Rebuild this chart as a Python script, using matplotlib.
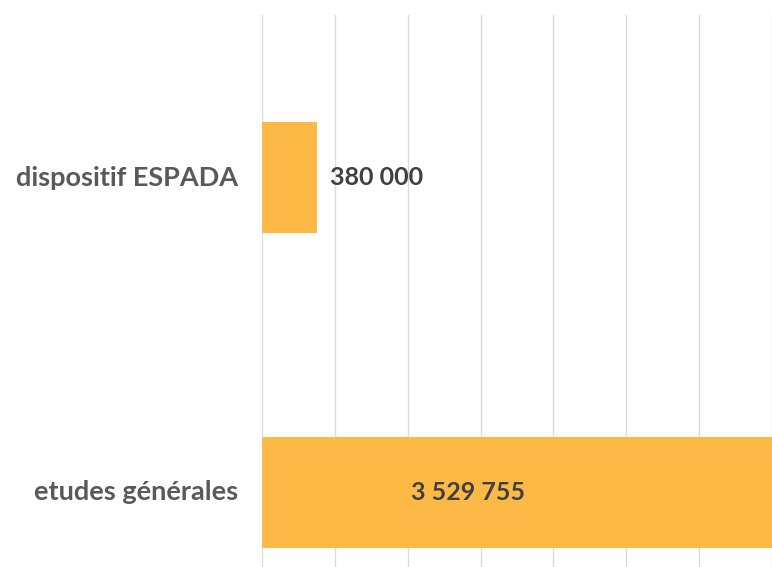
import matplotlib.pyplot as plt

categories = ["etudes générales", "dispositif ESPADA"]
values = [3529755, 380000]
value_labels = ["3 529 755", "380 000"]

BAR_COLOR = "#FDB945"
GRID_COLOR = "#DCDCDC"
LABEL_COLOR = "#595959"
VALUE_COLOR = "#404040"

fig = plt.figure(figsize=(7.72, 5.67), dpi=100)
ax = fig.add_axes([262 / 772, 0.0, 1 - 262 / 772, 1 - 15 / 567])

ypos = list(range(len(categories)))
ax.barh(ypos, values, height=0.353, color=BAR_COLOR, zorder=2)

ax.set_xlim(0, 3469000)
ax.set_ylim(-0.237, 1.518)
ax.set_xticks(range(0, 3500001, 500000))
ax.xaxis.grid(True, color=GRID_COLOR, linewidth=1.0, zorder=0)
ax.tick_params(axis="both", length=0, labelbottom=False, labelleft=False)
for s in ax.spines.values():
    s.set_visible(False)

fam = ["Lato", "DejaVu Sans"]

# category names to the left of the plot
for y, name in zip(ypos, categories):
    ax.text(-0.047, y, name, transform=ax.get_yaxis_transform(),
            ha="right", va="center", color=LABEL_COLOR,
            family=fam, fontweight="bold", fontsize=19.5)

# value labels: inside the long bar, after the short one
ax.text(1415000, ypos[0], value_labels[0], ha="center", va="center",
        color=VALUE_COLOR, family=fam, fontweight="bold", fontsize=18)
ax.text(values[1] + 85000, ypos[1], value_labels[1], ha="left", va="center",
        color=VALUE_COLOR, family=fam, fontweight="bold", fontsize=18)

fig.savefig("out.png", dpi=100)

REQUIRED TASK:
In your copy, leave out the pictures and reproduce the material above exactly.

EXERCISE RESULT:
Rebuild this chart as a Python script, using matplotlib.
import matplotlib.pyplot as plt

categories = ["etudes générales", "dispositif ESPADA"]
values = [3529755, 380000]
value_labels = ["3 529 755", "380 000"]

BAR_COLOR = "#FDB945"
GRID_COLOR = "#DCDCDC"
LABEL_COLOR = "#595959"
VALUE_COLOR = "#404040"

fig = plt.figure(figsize=(7.72, 5.67), dpi=100)
ax = fig.add_axes([262 / 772, 0.0, 1 - 262 / 772, 1 - 15 / 567])

ypos = list(range(len(categories)))
ax.barh(ypos, values, height=0.353, color=BAR_COLOR, zorder=2)

ax.set_xlim(0, 3469000)
ax.set_ylim(-0.237, 1.518)
ax.set_xticks(range(0, 3500001, 500000))
ax.xaxis.grid(True, color=GRID_COLOR, linewidth=1.0, zorder=0)
ax.tick_params(axis="both", length=0, labelbottom=False, labelleft=False)
for s in ax.spines.values():
    s.set_visible(False)

fam = ["Lato", "DejaVu Sans"]

# category names to the left of the plot
for y, name in zip(ypos, categories):
    ax.text(-0.047, y, name, transform=ax.get_yaxis_transform(),
            ha="right", va="center", color=LABEL_COLOR,
            family=fam, fontweight="bold", fontsize=19.5)

# value labels: inside the long bar, after the short one
ax.text(1415000, ypos[0], value_labels[0], ha="center", va="center",
        color=VALUE_COLOR, family=fam, fontweight="bold", fontsize=18)
ax.text(values[1] + 85000, ypos[1], value_labels[1], ha="left", va="center",
        color=VALUE_COLOR, family=fam, fontweight="bold", fontsize=18)

fig.savefig("out.png", dpi=100)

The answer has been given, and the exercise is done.